Et comme l'a admis le Conseil d'Etat, il est indispensable que le texte produise ses effets au 1er janvier 1996 : en effet, il s'agit de la date à laquelle les groupes d'échelles de traitement ont été rendus applicables, et le déblocage des dossiers de pension des membres du personnel concernés à la Cour des comptes ne pourra intervenir que si la précision de la façon d'appliquer (et dont on a concrètement appliqué) l'arrêté du Gouvernement du 15 mars 1995 remonte à sa date d'application d'origine. » (Doc., Parlement de la Communauté française, 2001-2002, no 288/1, pp. 2 et 3) La justification de la rétroactivité ainsi donnée par l'exposé des motifs fait suite à l'observation faite par la section de législation du Conseil d'Etat saisie de l'avant-projet de décret : « Selon les divers documents joints à la demande d'avis, l'effet rétroactif du projet de décret est indispensable afin de répondre aux observations de la Cour des comptes demandant de procéder à une adaptation du statut pécuniaire du personnel pour faire apparaître la notion d'ancienneté du niveau ainsi que la manière de comptabiliser cette ancienneté. Selon l'exposé des motifs, la Cour des comptes a, en effet, bloqué 400 dossiers de pensions (940 dossiers selon la Cour des comptes (158ème cahier de la Cour des comptes (fascicule 1er)), p. 207).
Ces personnes ont bénéficié du régime prévu par le projet présentement examiné en vertu d'une décision de la ministre-présidente de la Communauté française du 2 février 1996.
Il convient de faire état de la justification de la rétroactivité dans l'exposé des motifs. » (ibid., p. 10) B.7. Les dispositions du décret attaqué sont donc présentées comme tendant à résoudre une difficulté d'application des mesures pécuniaires prévues par l'arrêté du Gouvernement de la Communauté française du 15 mars 1995 précité qui avait amené la Cour des comptes à refuser son visa lors de l'examen de plusieurs centaines de dossiers de pension de membres du personnel.
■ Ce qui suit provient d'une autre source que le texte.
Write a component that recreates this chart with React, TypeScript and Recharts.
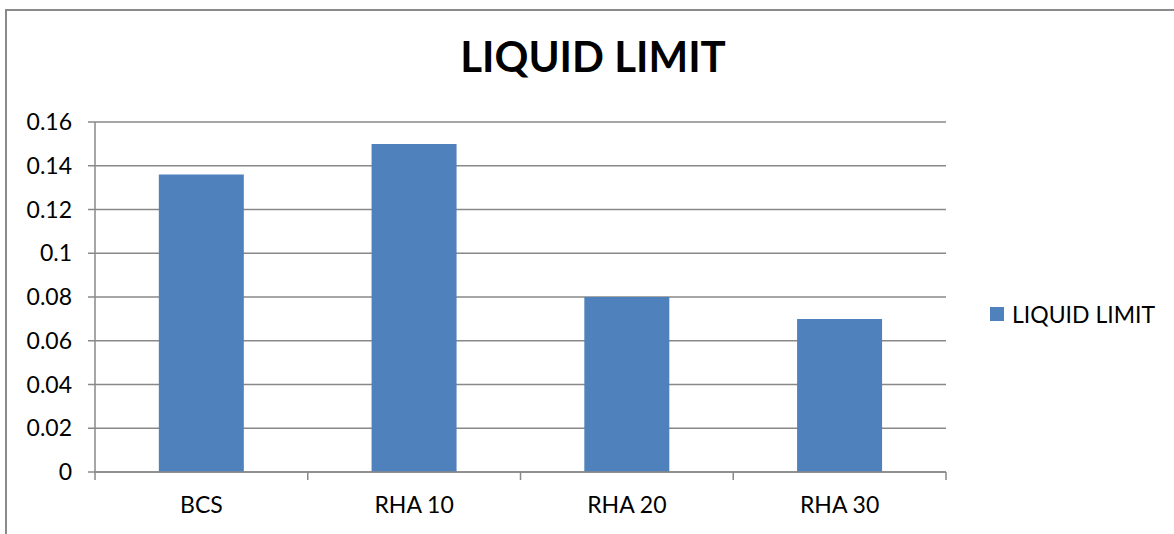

L'effet rétroactif est en l'espèce justifié par le souci de faire coïncider, eu égard à la position prise par la Cour des comptes, la date d'entrée en vigueur des mesures pécuniaires précitées (1er janvier 1996) et des mesures destinées à en permettre l'application régulière.
B.8. Sans doute la question se pose-t-elle de savoir s'il n'était pas disproportionné d'inscrire une telle mesure dans une norme législative alors que la disposition qu'elle modifie est un arrêté réglementaire.
Mais le législateur décrétal a pu estimer qu'en raison des circonstances qui rendaient nécessaire une correction de la réglementation applicable, son intervention ne pouvait s'analyser comme un procédé tendant à priver des justiciables de la protection juridictionnelle qui leur est due contre l'abus de rétroactivité.
B.9. Le moyen ne tire pas des dispositions de droit international qu'il vise d'autres arguments que ceux auxquels il a été répondu.
B.10. Le moyen n'est pas fondé.
Par ces motifs, la Cour rejette les recours.
Ainsi prononcé en langue française, en langue néerlandaise et en langue allemande, conformément à l'article 65 de la loi spéciale du 6 janvier 1989 sur la Cour d'arbitrage, à l'audience publique du 3 mars 2004.